_To be done_. Copy out every line that contains "React".

==============================

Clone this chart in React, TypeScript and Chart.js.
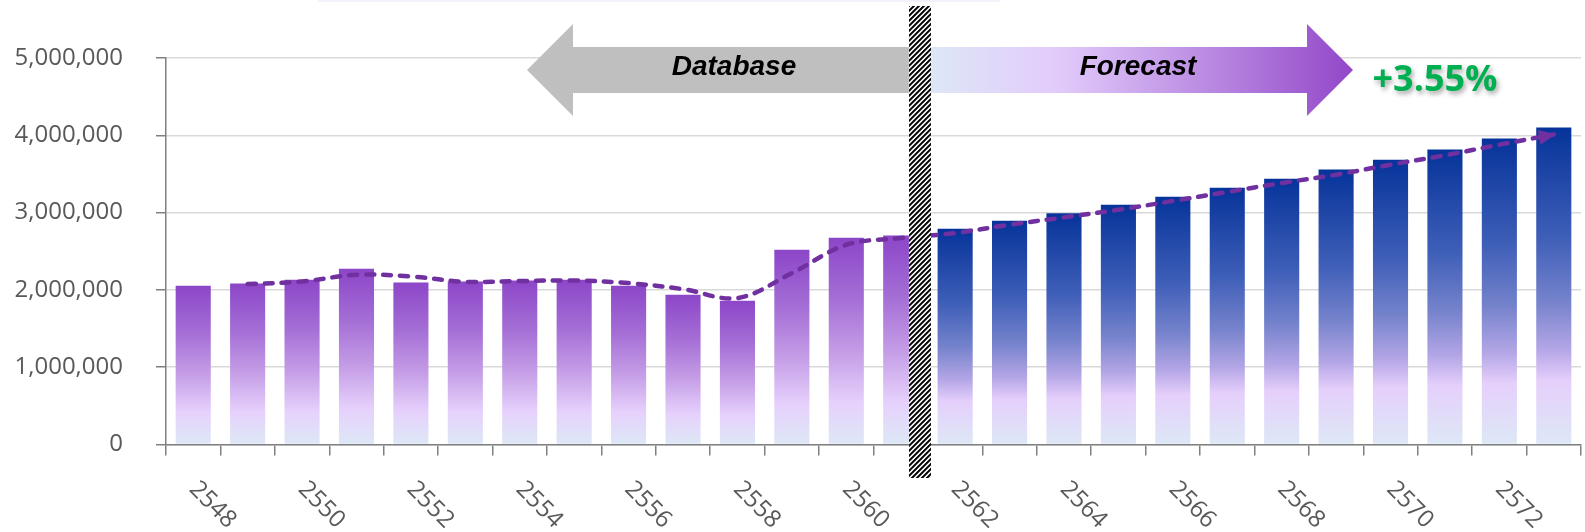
import React, { useEffect, useRef } from "react";
import { Chart, registerables } from "chart.js";

Chart.register(...registerables);

const years = [
  "2548", "2549", "2550", "2551", "2552", "2553", "2554", "2555", "2556",
  "2557", "2558", "2559", "2560", "2561", "2562", "2563", "2564", "2565",
  "2566", "2567", "2568", "2569", "2570", "2571", "2572", "2573",
];

// Recorded values (2548–2561)
const actualValues = [
  2053000, 2083000, 2131000, 2273000, 2096000, 2109000, 2122000, 2131000,
  2053000, 1937000, 1859000, 2520000, 2675000, 2705000,
];

// Projected values (2562–2573)
const forecastValues = [
  2791000, 2895000, 2990000, 3102000, 3206000, 3322000, 3439000, 3556000,
  3685000, 3815000, 3957000, 4100000,
];

// Smoothed trend line
const trendValues = [
  null, 2075000, 2109000, 2196000, 2174000, 2105000, 2114000, 2122000,
  2088000, 2010000, 1894000, 2217000, 2584000, 2670000, 2736000, 2843000,
  2938000, 3037000, 3150000, 3267000, 3383000, 3490000, 3620000, 3741000,
  3879000, 4010000,
];

const yTicks = [0, 1000000, 2000000, 3000000, 4000000, 5000000];

const growthLabel = "+3.55%";
const pastLabel = "Database";
const futureLabel = "Forecast";

const barValues = [...actualValues, ...forecastValues];

const LABEL_FAMILY = "Open Sans";
const LABEL_SIZE = 24;
const AXIS_COLOR = "#808080";
const TEXT_COLOR = "#595959";

function drawArrow(
  ctx: CanvasRenderingContext2D,
  tailX: number,
  headBaseX: number,
  tipX: number,
  cy: number,
  bodyHalf: number,
  headHalf: number
) {
  ctx.beginPath();
  ctx.moveTo(tailX, cy - bodyHalf);
  ctx.lineTo(headBaseX, cy - bodyHalf);
  ctx.lineTo(headBaseX, cy - headHalf);
  ctx.lineTo(tipX, cy);
  ctx.lineTo(headBaseX, cy + headHalf);
  ctx.lineTo(headBaseX, cy + bodyHalf);
  ctx.lineTo(tailX, cy + bodyHalf);
  ctx.closePath();
  ctx.fill();
}

const decorations = {
  id: "decorations",
  afterDraw(chart: any) {
    const { ctx, scales } = chart;
    const xs = scales.x;
    const ys = scales.y;

    // faint strip along the top edge
    ctx.save();
    ctx.fillStyle = "#f3f1f9";
    ctx.fillRect(318, 0, 682, 2);
    ctx.restore();

    // rotated year labels, every second category
    ctx.save();
    ctx.font = `${LABEL_SIZE}px "${LABEL_FAMILY}"`;
    ctx.fillStyle = TEXT_COLOR;
    ctx.textAlign = "left";
    ctx.textBaseline = "middle";
    const angle = (45 * Math.PI) / 180;
    years.forEach((label, i) => {
      if (i % 2 !== 0) return;
      const x = xs.getPixelForValue(i);
      ctx.save();
      ctx.translate(x, ys.bottom + 41);
      ctx.rotate(angle);
      ctx.fillText(label, 0, 0);
      ctx.restore();
    });
    ctx.restore();

    // arrowhead at the end of the trend line
    const meta = chart.getDatasetMeta(1);
    const pts = meta.data;
    const last = pts[pts.length - 1];
    const prev = pts[pts.length - 2];
    if (last && prev) {
      const ang = Math.atan2(last.y - prev.y, last.x - prev.x);
      ctx.save();
      ctx.translate(last.x, last.y);
      ctx.rotate(ang);
      ctx.fillStyle = "#7030a0";
      ctx.beginPath();
      ctx.moveTo(2, 0);
      ctx.lineTo(-15, -7.5);
      ctx.lineTo(-15, 7.5);
      ctx.closePath();
      ctx.fill();
      ctx.restore();
    }

    // divider between recorded and projected years
    const mid = (xs.getPixelForValue(13) + xs.getPixelForValue(14)) / 2;
    const hx = mid - 19;
    const hw = 22;
    const hy0 = 6;
    const hy1 = 478;

    // "Database" arrow (pointing left)
    ctx.save();
    ctx.fillStyle = "#bfbfbf";
    drawArrow(ctx, hx, 573, 527, 70, 23, 46);
    ctx.restore();

    // "Forecast" arrow (pointing right)
    ctx.save();
    const fg = ctx.createLinearGradient(hx + hw, 0, 1353, 0);
    fg.addColorStop(0, "#dde7f7");
    fg.addColorStop(0.3, "#e2cbfb");
    fg.addColorStop(0.7, "#b582de");
    fg.addColorStop(1, "#9347c8");
    ctx.fillStyle = fg;
    drawArrow(ctx, hx + hw, 1307, 1353, 70, 23, 46);
    ctx.restore();

    ctx.save();
    ctx.font = 'italic bold 28px "Liberation Sans"';
    ctx.fillStyle = "#000000";
    ctx.textAlign = "center";
    ctx.textBaseline = "middle";
    ctx.fillText(pastLabel, 734, 67);
    ctx.fillText(futureLabel, 1138, 67);
    ctx.restore();

    // hatched divider
    ctx.save();
    ctx.fillStyle = "#ffffff";
    ctx.fillRect(hx, hy0, hw, hy1 - hy0);
    ctx.beginPath();
    ctx.rect(hx, hy0, hw, hy1 - hy0);
    ctx.clip();
    ctx.strokeStyle = "#000000";
    ctx.lineWidth = 2;
    ctx.beginPath();
    for (let y = hy0 - 10; y < hy1 + hw + 10; y += 5) {
      ctx.moveTo(hx - 2, y + 2);
      ctx.lineTo(hx + hw + 2, y - hw - 2);
    }
    ctx.stroke();
    ctx.restore();

    // growth rate
    ctx.save();
    ctx.font = 'bold 36px "Open Sans"';
    ctx.fillStyle = "#00b050";
    ctx.textAlign = "center";
    ctx.textBaseline = "alphabetic";
    ctx.shadowColor = "rgba(0,0,0,0.35)";
    ctx.shadowBlur = 5;
    ctx.shadowOffsetX = 2;
    ctx.shadowOffsetY = 3;
    ctx.fillText(growthLabel, 1435, 91);
    ctx.restore();
  },
};

function barFill(c: any) {
  const chart = c.chart;
  const idx = c.dataIndex;
  const isActual = idx === undefined || idx < actualValues.length;
  if (!chart.chartArea || idx === undefined) return isActual ? "#8c46c8" : "#06339a";
  const ys = chart.scales.y;
  const top = ys.getPixelForValue(barValues[idx]);
  const bottom = ys.getPixelForValue(0);
  const g = chart.ctx.createLinearGradient(0, top, 0, bottom);
  if (isActual) {
    g.addColorStop(0, "#8c46c8");
    g.addColorStop(0.3, "#a56fd6");
    g.addColorStop(0.55, "#c49ce6");
    g.addColorStop(0.8, "#e6d1fc");
    g.addColorStop(1, "#dde8f6");
  } else {
    g.addColorStop(0, "#06339a");
    g.addColorStop(0.35, "#3f5fb8");
    g.addColorStop(0.55, "#7683cc");
    g.addColorStop(0.7, "#b4a6e6");
    g.addColorStop(0.8, "#e5cffb");
    g.addColorStop(1, "#dde8f6");
  }
  return g;
}

export default function App() {
  const canvasRef = useRef<HTMLCanvasElement | null>(null);

  useEffect(() => {
    document.body.style.margin = "0";
    const canvas = canvasRef.current;
    if (!canvas) return;
    const chart = new Chart(canvas, {
      type: "bar",
      data: {
        labels: years,
        datasets: [
          {
            type: "bar",
            data: barValues,
            backgroundColor: barFill,
            borderWidth: 0,
            categoryPercentage: 1,
            barPercentage: 0.645,
            order: 2,
          },
          {
            type: "line",
            data: trendValues,
            borderColor: "#7030a0",
            borderWidth: 4.5,
            borderDash: [8, 9],
            borderCapStyle: "round",
            tension: 0.35,
            pointRadius: 0,
            fill: false,
            order: 1,
          },
        ],
      },
      options: {
        animation: false,
        responsive: true,
        maintainAspectRatio: false,
        layout: { padding: { top: 58, right: 4, left: 0, bottom: 0 } },
        plugins: {
          legend: { display: false },
          tooltip: { enabled: false },
        },
        scales: {
          x: {
            ticks: { display: false, autoSkip: false },
            grid: {
              drawOnChartArea: false,
              drawTicks: true,
              tickLength: 11,
              color: AXIS_COLOR,
              lineWidth: 1.5,
            },
            border: { color: AXIS_COLOR, width: 1.5 },
            afterFit(scale: any) {
              scale.height = 87.5;
            },
          },
          y: {
            min: 0,
            max: 5000000,
            afterBuildTicks(scale: any) {
              scale.ticks = yTicks.map((v) => ({ value: v }));
            },
            ticks: {
              padding: 33,
              color: TEXT_COLOR,
              font: { family: LABEL_FAMILY, size: LABEL_SIZE },
              callback: (v: any) => Number(v).toLocaleString("en-US"),
            },
            grid: {
              color: "#d9d9d9",
              lineWidth: 1.5,
              tickColor: AXIS_COLOR,
              tickLength: 10,
            },
            border: { color: AXIS_COLOR, width: 1.5 },
            afterFit(scale: any) {
              scale.width = 166;
            },
          },
        },
      },
      plugins: [decorations],
    });
    return () => chart.destroy();
  }, []);

  return (
    <div style={{ width: 1585, height: 532, position: "relative" }}>
      <canvas ref={canvasRef} />
    </div>
  );
}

==============================

_Response for this exercise_.
Clone this chart in React, TypeScript and Chart.js.
import React, { useEffect, useRef } from "react";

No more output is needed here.